Omit all pictures and transcribe only the lines in the entries below that run from the line with "Reproduce this chart with Plotly.js." through the line with "-1.855, -1.865, -1.88];".

ENTRIES SHOWN:
* * *

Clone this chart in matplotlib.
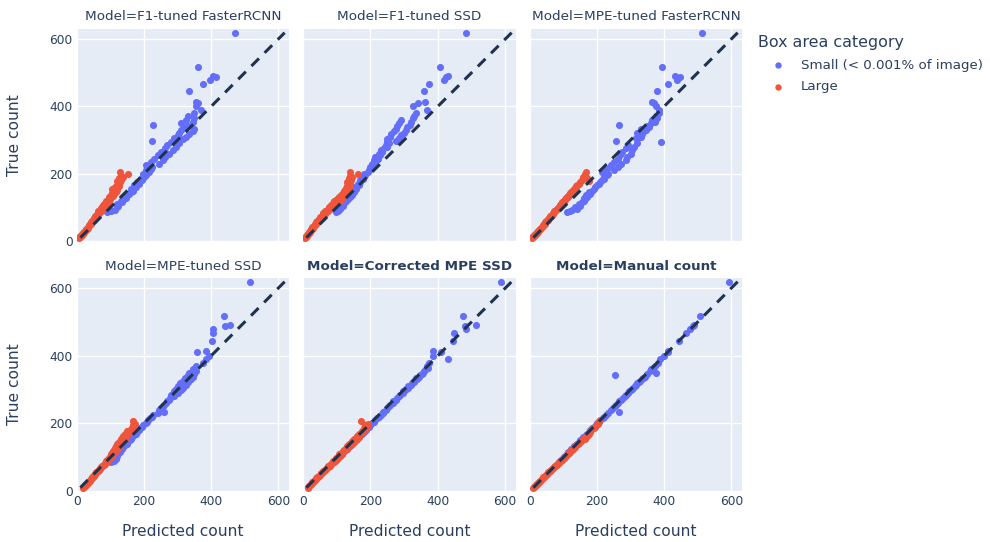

* * *

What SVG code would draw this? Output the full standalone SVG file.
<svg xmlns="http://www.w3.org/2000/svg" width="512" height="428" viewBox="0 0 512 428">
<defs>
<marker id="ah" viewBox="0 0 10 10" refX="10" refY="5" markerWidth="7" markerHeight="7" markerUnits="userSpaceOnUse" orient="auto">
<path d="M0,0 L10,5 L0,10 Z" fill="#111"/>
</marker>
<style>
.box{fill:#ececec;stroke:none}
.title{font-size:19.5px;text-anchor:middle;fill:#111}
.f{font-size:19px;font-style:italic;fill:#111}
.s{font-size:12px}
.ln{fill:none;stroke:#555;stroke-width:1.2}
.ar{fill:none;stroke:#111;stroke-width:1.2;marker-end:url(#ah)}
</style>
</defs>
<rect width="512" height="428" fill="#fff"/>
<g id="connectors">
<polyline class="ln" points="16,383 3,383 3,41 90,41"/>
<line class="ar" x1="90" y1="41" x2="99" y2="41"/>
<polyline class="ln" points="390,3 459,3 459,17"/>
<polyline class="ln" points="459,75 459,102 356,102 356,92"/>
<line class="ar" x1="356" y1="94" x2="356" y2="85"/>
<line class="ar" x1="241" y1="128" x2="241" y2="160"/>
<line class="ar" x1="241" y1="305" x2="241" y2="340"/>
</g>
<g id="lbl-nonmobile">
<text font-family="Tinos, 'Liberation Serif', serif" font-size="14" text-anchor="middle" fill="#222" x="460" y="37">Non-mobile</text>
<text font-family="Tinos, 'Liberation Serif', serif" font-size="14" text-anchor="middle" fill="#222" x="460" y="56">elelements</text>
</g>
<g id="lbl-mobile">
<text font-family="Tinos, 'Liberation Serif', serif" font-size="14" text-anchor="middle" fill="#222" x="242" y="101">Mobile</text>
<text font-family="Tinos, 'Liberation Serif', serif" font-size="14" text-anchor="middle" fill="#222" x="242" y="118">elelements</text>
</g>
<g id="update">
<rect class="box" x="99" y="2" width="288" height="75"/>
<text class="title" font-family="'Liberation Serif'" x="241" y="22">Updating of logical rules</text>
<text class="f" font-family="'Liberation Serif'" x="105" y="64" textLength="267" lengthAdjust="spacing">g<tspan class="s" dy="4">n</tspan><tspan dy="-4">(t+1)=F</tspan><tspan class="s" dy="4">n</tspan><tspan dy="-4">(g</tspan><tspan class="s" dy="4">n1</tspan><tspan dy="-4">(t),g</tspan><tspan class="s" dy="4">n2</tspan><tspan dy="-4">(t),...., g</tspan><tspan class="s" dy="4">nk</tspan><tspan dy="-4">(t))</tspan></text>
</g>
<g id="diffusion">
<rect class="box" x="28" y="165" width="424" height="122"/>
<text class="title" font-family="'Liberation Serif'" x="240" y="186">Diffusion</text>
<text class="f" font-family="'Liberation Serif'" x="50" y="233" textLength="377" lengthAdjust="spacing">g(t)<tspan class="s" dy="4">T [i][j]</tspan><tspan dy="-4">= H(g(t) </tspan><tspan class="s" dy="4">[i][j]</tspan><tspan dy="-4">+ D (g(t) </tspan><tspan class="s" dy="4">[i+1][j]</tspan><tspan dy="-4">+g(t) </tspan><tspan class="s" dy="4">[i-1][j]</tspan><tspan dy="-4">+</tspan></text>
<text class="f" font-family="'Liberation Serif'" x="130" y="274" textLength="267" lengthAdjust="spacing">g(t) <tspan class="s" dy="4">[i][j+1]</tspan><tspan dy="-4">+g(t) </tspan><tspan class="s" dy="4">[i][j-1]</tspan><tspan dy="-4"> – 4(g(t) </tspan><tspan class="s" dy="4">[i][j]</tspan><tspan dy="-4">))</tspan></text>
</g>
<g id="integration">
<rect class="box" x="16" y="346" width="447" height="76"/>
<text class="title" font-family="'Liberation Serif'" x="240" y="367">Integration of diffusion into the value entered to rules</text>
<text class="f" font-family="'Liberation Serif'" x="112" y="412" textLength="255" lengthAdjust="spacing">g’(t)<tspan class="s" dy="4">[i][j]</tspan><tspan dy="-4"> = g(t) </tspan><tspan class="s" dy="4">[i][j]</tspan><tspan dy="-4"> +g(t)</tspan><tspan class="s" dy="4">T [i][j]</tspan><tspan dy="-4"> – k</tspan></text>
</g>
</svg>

* * *

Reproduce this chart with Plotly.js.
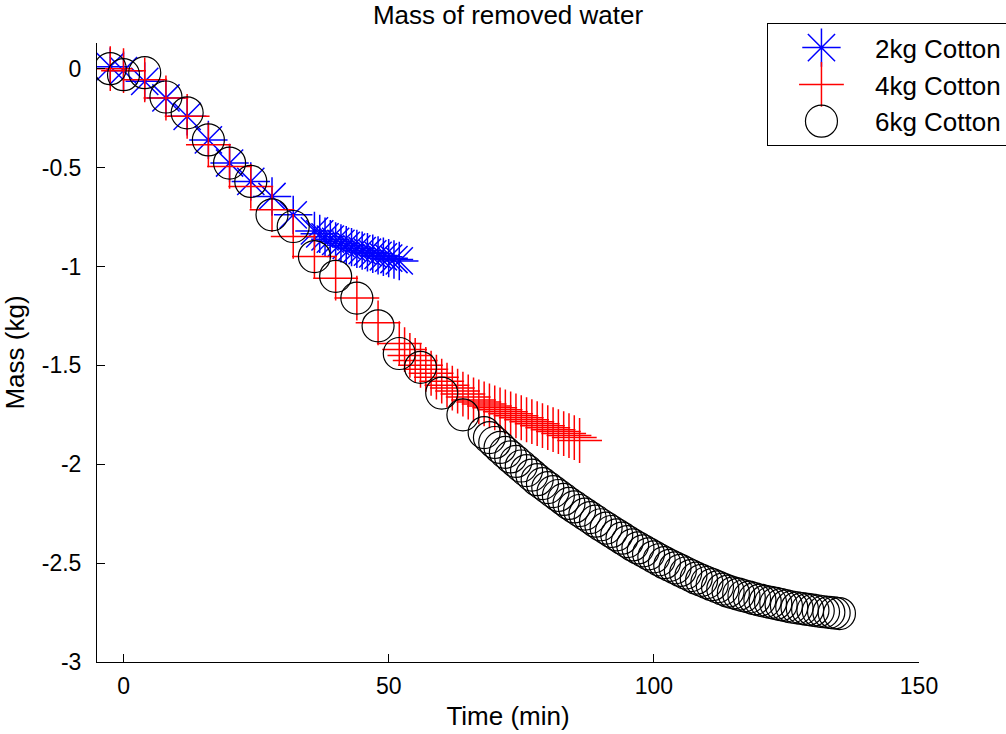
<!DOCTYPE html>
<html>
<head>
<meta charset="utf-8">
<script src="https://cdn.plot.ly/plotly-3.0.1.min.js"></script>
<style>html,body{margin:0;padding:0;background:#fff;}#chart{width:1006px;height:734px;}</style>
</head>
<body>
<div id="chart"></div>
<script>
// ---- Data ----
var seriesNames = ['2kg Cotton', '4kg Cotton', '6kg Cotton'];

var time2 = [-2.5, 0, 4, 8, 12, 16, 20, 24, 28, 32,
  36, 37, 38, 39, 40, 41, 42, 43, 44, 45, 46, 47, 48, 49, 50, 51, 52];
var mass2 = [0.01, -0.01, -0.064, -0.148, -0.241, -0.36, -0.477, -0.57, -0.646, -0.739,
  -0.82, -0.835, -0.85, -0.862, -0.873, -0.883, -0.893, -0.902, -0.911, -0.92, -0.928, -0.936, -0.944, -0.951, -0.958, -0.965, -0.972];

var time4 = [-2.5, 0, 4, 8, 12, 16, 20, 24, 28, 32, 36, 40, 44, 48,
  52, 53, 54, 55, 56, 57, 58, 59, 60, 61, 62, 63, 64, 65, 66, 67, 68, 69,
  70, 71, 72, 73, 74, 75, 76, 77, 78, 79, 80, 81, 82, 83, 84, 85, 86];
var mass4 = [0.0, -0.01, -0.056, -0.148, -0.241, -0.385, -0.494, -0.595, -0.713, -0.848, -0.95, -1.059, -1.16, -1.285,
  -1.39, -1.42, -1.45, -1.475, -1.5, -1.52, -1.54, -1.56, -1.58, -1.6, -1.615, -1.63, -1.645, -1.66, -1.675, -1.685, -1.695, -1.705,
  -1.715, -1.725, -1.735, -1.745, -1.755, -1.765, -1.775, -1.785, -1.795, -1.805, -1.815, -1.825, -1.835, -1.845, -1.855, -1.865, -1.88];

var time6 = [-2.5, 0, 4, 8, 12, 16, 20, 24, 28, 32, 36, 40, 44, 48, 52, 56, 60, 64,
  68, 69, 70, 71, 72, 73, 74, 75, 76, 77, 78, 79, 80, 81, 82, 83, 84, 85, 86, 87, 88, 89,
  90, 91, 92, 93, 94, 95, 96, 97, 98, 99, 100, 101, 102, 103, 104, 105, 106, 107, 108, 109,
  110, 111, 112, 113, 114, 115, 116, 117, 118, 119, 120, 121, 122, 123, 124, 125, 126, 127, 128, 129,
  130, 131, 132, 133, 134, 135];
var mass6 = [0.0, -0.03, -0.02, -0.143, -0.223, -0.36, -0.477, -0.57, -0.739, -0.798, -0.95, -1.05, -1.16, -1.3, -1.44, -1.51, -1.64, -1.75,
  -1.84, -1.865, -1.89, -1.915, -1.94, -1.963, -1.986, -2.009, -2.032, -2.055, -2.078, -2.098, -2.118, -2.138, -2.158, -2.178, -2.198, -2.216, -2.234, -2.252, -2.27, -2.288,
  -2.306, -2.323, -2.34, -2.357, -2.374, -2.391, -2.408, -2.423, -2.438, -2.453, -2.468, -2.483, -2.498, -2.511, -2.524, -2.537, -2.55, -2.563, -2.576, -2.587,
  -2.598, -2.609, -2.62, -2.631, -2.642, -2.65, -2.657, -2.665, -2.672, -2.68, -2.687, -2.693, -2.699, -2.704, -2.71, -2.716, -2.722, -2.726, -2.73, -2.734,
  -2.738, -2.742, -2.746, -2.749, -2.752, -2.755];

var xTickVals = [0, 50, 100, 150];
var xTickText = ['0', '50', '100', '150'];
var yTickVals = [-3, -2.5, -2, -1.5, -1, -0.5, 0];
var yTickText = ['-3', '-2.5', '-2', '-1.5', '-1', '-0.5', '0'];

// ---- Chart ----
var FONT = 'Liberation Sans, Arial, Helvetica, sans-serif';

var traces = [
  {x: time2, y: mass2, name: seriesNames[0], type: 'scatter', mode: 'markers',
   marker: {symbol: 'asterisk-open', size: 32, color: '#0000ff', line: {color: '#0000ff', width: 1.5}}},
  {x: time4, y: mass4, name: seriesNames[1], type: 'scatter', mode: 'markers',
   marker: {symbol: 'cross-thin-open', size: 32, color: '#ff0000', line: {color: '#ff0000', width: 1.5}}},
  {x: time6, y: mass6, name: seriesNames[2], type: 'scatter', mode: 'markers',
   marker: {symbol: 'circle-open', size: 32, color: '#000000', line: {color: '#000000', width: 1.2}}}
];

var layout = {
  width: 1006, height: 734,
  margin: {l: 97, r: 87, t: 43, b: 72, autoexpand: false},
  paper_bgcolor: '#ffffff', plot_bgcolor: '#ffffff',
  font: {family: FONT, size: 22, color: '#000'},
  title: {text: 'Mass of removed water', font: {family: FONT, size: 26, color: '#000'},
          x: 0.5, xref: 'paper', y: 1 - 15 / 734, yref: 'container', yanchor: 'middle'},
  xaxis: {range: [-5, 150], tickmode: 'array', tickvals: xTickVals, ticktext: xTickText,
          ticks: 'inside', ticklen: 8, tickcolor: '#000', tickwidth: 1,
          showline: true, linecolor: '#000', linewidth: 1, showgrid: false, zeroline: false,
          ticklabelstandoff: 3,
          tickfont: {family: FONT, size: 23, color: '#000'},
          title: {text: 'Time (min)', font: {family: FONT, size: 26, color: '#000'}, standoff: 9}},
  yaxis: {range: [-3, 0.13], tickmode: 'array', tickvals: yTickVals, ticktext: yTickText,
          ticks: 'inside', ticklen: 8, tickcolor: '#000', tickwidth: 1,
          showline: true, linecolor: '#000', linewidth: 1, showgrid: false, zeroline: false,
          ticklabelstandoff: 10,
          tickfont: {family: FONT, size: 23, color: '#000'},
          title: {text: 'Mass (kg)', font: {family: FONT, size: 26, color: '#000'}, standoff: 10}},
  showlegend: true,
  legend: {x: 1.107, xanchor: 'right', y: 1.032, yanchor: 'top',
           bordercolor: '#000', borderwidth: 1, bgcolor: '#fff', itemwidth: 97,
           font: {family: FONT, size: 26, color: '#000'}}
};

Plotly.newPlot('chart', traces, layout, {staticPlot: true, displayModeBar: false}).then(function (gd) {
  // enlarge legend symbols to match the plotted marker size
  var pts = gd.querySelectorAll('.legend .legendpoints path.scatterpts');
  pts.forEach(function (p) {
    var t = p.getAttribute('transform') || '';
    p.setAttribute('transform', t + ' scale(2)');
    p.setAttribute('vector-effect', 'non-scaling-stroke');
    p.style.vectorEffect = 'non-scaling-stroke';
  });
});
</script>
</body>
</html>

* * *

SOLUTION FOR THIS TASK:
Reproduce this chart with Plotly.js.
<!DOCTYPE html>
<html>
<head>
<meta charset="utf-8">
<script src="https://cdn.plot.ly/plotly-3.0.1.min.js"></script>
<style>html,body{margin:0;padding:0;background:#fff;}#chart{width:1006px;height:734px;}</style>
</head>
<body>
<div id="chart"></div>
<script>
// ---- Data ----
var seriesNames = ['2kg Cotton', '4kg Cotton', '6kg Cotton'];

var time2 = [-2.5, 0, 4, 8, 12, 16, 20, 24, 28, 32,
  36, 37, 38, 39, 40, 41, 42, 43, 44, 45, 46, 47, 48, 49, 50, 51, 52];
var mass2 = [0.01, -0.01, -0.064, -0.148, -0.241, -0.36, -0.477, -0.57, -0.646, -0.739,
  -0.82, -0.835, -0.85, -0.862, -0.873, -0.883, -0.893, -0.902, -0.911, -0.92, -0.928, -0.936, -0.944, -0.951, -0.958, -0.965, -0.972];

var time4 = [-2.5, 0, 4, 8, 12, 16, 20, 24, 28, 32, 36, 40, 44, 48,
  52, 53, 54, 55, 56, 57, 58, 59, 60, 61, 62, 63, 64, 65, 66, 67, 68, 69,
  70, 71, 72, 73, 74, 75, 76, 77, 78, 79, 80, 81, 82, 83, 84, 85, 86];
var mass4 = [0.0, -0.01, -0.056, -0.148, -0.241, -0.385, -0.494, -0.595, -0.713, -0.848, -0.95, -1.059, -1.16, -1.285,
  -1.39, -1.42, -1.45, -1.475, -1.5, -1.52, -1.54, -1.56, -1.58, -1.6, -1.615, -1.63, -1.645, -1.66, -1.675, -1.685, -1.695, -1.705,
  -1.715, -1.725, -1.735, -1.745, -1.755, -1.765, -1.775, -1.785, -1.795, -1.805, -1.815, -1.825, -1.835, -1.845, -1.855, -1.865, -1.88];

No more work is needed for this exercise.